## What is expected
Restate each of the lines below word for word and drop every picture.

## Dataset extract
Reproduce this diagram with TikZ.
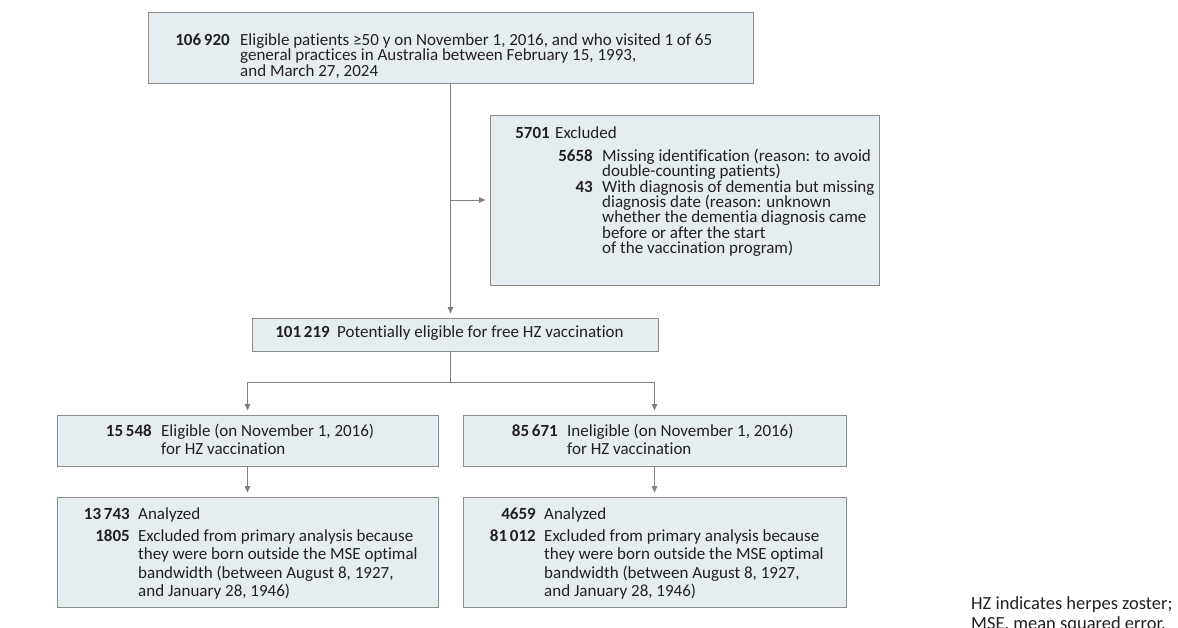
\documentclass[tikz,border=0pt]{standalone}
\usepackage{fontspec}
\setmainfont{Carlito}[Ligatures=NoCommon]
\usetikzlibrary{arrows.meta,fit}
\definecolor{boxfill}{RGB}{230,237,241}
\definecolor{boxline}{RGB}{140,140,140}
\definecolor{arrc}{RGB}{128,128,128}
\definecolor{txtc}{RGB}{35,31,32}
\newcommand\tb[2][15.3]{\parbox[t]{600pt}{\fontsize{17pt}{#1pt}\selectfont\lineskiplimit=-30pt\lineskip=0pt\raggedright #2}}
\begin{document}
\begin{tikzpicture}[x=1pt,y=-1pt,
  box/.style={draw=boxline, fill=boxfill, line width=0.9pt, inner sep=0pt},
  num/.style={anchor=base east, inner sep=0pt, font=\fontsize{17pt}{15.3pt}\selectfont\bfseries, text=txtc},
  txt/.style={anchor=base west, inner sep=0pt, text=txtc},
  conn/.style={draw=arrc, line width=0.9pt},
  arrow/.style={conn, -{Triangle[length=6.5pt,width=5.5pt]}, shorten >=4pt}]
\useasboundingbox (0,0) rectangle (1178,628);
% boxes
\node[box, fit={(148,12) (753,83)}] (b1) {};
\node[box, fit={(490,115) (879,285)}] (b2) {};
\node[box, fit={(252,318) (658,351)}] (b3) {};
\node[box, fit={(57,415) (438,466)}] (b4) {};
\node[box, fit={(463,415) (846,466)}] (b5) {};
\node[box, fit={(57,497) (438,607)}] (b6) {};
\node[box, fit={(463,497) (846,607)}] (b7) {};
% connectors
\draw[arrow] (b1.south) -- (b1.south |- b3.north);
\draw[arrow] (b1.south |- b2.west) -- (b2.west);
\coordinate (split) at (450.5,382);
\draw[conn] (b3.south -| split) -- (split);
\draw[arrow] (split) -| (b4.north);
\draw[arrow] (split) -| (b5.north);
\draw[arrow] (b4.south) -- (b6.north);
\draw[arrow] (b5.south) -- (b7.north);
% box 1
\node[num] (n1) at (230,45.7) {106\,920};
\node[txt] (t1) at (240,45.7) {\tb{Eligible patients ≥50 y on November 1, 2016, and who visited 1 of 65\\general practices in Australia between February 15, 1993,\\and March 27, 2024}};
% box 2
\node[num] (n2) at (550,139) {5701};
\node[txt] (t2) at (555,139) {\tb{Excluded}};
\node[num] (n2a) at (593,161.7) {5658};
\node[txt] (t2a) at (602,161.7) {\tb{Missing identification (reason: to avoid\\double-counting patients)}};
\node[num] (n2b) at (593,192.3) {43};
\node[txt] (t2b) at (602,192.3) {\tb{With diagnosis of dementia but missing\\diagnosis date (reason: unknown\\whether the dementia diagnosis came\\before or after the start\\of the vaccination program)}};
% box 3
\node[num] (n3) at (330,337.7) {101\,219};
\node[txt] (t3) at (337,337.7) {\tb{Potentially eligible for free HZ vaccination}};
% box 4
\node[num] (n4) at (152,436.5) {15\,548};
\node[txt] (t4) at (161,436.5) {\tb[18]{Eligible (on November 1, 2016)\\for HZ vaccination}};
% box 5
\node[num] (n5) at (558,436.5) {85\,671};
\node[txt] (t5) at (567,436.5) {\tb[18]{Ineligible (on November 1, 2016)\\for HZ vaccination}};
% box 6
\node[num] (n6) at (130,519) {13\,743};
\node[txt] (t6) at (138,519) {\tb{Analyzed}};
\node[num] (n6a) at (130,541) {1805};
\node[txt] (t6a) at (138,541) {\tb[18.5]{Excluded from primary analysis because\\they were born outside the MSE optimal\\bandwidth (between August 8, 1927,\\and January 28, 1946)}};
% box 7
\node[num] (n7) at (536,519) {4659};
\node[txt] (t7) at (544,519) {\tb{Analyzed}};
\node[num] (n7a) at (536,541) {81\,012};
\node[txt] (t7a) at (544,541) {\tb[18.5]{Excluded from primary analysis because\\they were born outside the MSE optimal\\bandwidth (between August 8, 1927,\\and January 28, 1946)}};
% note
\node[txt] (note) at (971,609) {\parbox[t]{300pt}{\fontsize{18.5pt}{20pt}\selectfont\lineskiplimit=-30pt\lineskip=0pt\raggedright HZ indicates herpes zoster;\\MSE, mean squared error.}};
\end{tikzpicture}
\end{document}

## Task output
Reproduce this diagram with TikZ.
\documentclass[tikz,border=0pt]{standalone}
\usepackage{fontspec}
\setmainfont{Carlito}[Ligatures=NoCommon]
\usetikzlibrary{arrows.meta,fit}
\definecolor{boxfill}{RGB}{230,237,241}
\definecolor{boxline}{RGB}{140,140,140}
\definecolor{arrc}{RGB}{128,128,128}
\definecolor{txtc}{RGB}{35,31,32}
\newcommand\tb[2][15.3]{\parbox[t]{600pt}{\fontsize{17pt}{#1pt}\selectfont\lineskiplimit=-30pt\lineskip=0pt\raggedright #2}}
\begin{document}
\begin{tikzpicture}[x=1pt,y=-1pt,
  box/.style={draw=boxline, fill=boxfill, line width=0.9pt, inner sep=0pt},
  num/.style={anchor=base east, inner sep=0pt, font=\fontsize{17pt}{15.3pt}\selectfont\bfseries, text=txtc},
  txt/.style={anchor=base west, inner sep=0pt, text=txtc},
  conn/.style={draw=arrc, line width=0.9pt},
  arrow/.style={conn, -{Triangle[length=6.5pt,width=5.5pt]}, shorten >=4pt}]
\useasboundingbox (0,0) rectangle (1178,628);
% boxes
\node[box, fit={(148,12) (753,83)}] (b1) {};
\node[box, fit={(490,115) (879,285)}] (b2) {};
\node[box, fit={(252,318) (658,351)}] (b3) {};
\node[box, fit={(57,415) (438,466)}] (b4) {};
\node[box, fit={(463,415) (846,466)}] (b5) {};
\node[box, fit={(57,497) (438,607)}] (b6) {};
\node[box, fit={(463,497) (846,607)}] (b7) {};
% connectors
\draw[arrow] (b1.south) -- (b1.south |- b3.north);
\draw[arrow] (b1.south |- b2.west) -- (b2.west);
\coordinate (split) at (450.5,382);
\draw[conn] (b3.south -| split) -- (split);
\draw[arrow] (split) -| (b4.north);
\draw[arrow] (split) -| (b5.north);
\draw[arrow] (b4.south) -- (b6.north);
\draw[arrow] (b5.south) -- (b7.north);
% box 1
\node[num] (n1) at (230,45.7) {106\,920};
\node[txt] (t1) at (240,45.7) {\tb{Eligible patients ≥50 y on November 1, 2016, and who visited 1 of 65\\general practices in Australia between February 15, 1993,\\and March 27, 2024}};
% box 2
\node[num] (n2) at (550,139) {5701};
\node[txt] (t2) at (555,139) {\tb{Excluded}};
\node[num] (n2a) at (593,161.7) {5658};
\node[txt] (t2a) at (602,161.7) {\tb{Missing identification (reason: to avoid\\double-counting patients)}};
\node[num] (n2b) at (593,192.3) {43};
\node[txt] (t2b) at (602,192.3) {\tb{With diagnosis of dementia but missing\\diagnosis date (reason: unknown\\whether the dementia diagnosis came\\before or after the start\\of the vaccination program)}};
% box 3
\node[num] (n3) at (330,337.7) {101\,219};
\node[txt] (t3) at (337,337.7) {\tb{Potentially eligible for free HZ vaccination}};
% box 4
\node[num] (n4) at (152,436.5) {15\,548};
\node[txt] (t4) at (161,436.5) {\tb[18]{Eligible (on November 1, 2016)\\for HZ vaccination}};
% box 5
\node[num] (n5) at (558,436.5) {85\,671};
\node[txt] (t5) at (567,436.5) {\tb[18]{Ineligible (on November 1, 2016)\\for HZ vaccination}};
% box 6
\node[num] (n6) at (130,519) {13\,743};
\node[txt] (t6) at (138,519) {\tb{Analyzed}};
\node[num] (n6a) at (130,541) {1805};
\node[txt] (t6a) at (138,541) {\tb[18.5]{Excluded from primary analysis because\\they were born outside the MSE optimal\\bandwidth (between August 8, 1927,\\and January 28, 1946)}};
% box 7
\node[num] (n7) at (536,519) {4659};
\node[txt] (t7) at (544,519) {\tb{Analyzed}};
\node[num] (n7a) at (536,541) {81\,012};
\node[txt] (t7a) at (544,541) {\tb[18.5]{Excluded from primary analysis because\\they were born outside the MSE optimal\\bandwidth (between August 8, 1927,\\and January 28, 1946)}};
% note
\node[txt] (note) at (971,609) {\parbox[t]{300pt}{\fontsize{18.5pt}{20pt}\selectfont\lineskiplimit=-30pt\lineskip=0pt\raggedright HZ indicates herpes zoster;\\MSE, mean squared error.}};
\end{tikzpicture}
\end{document}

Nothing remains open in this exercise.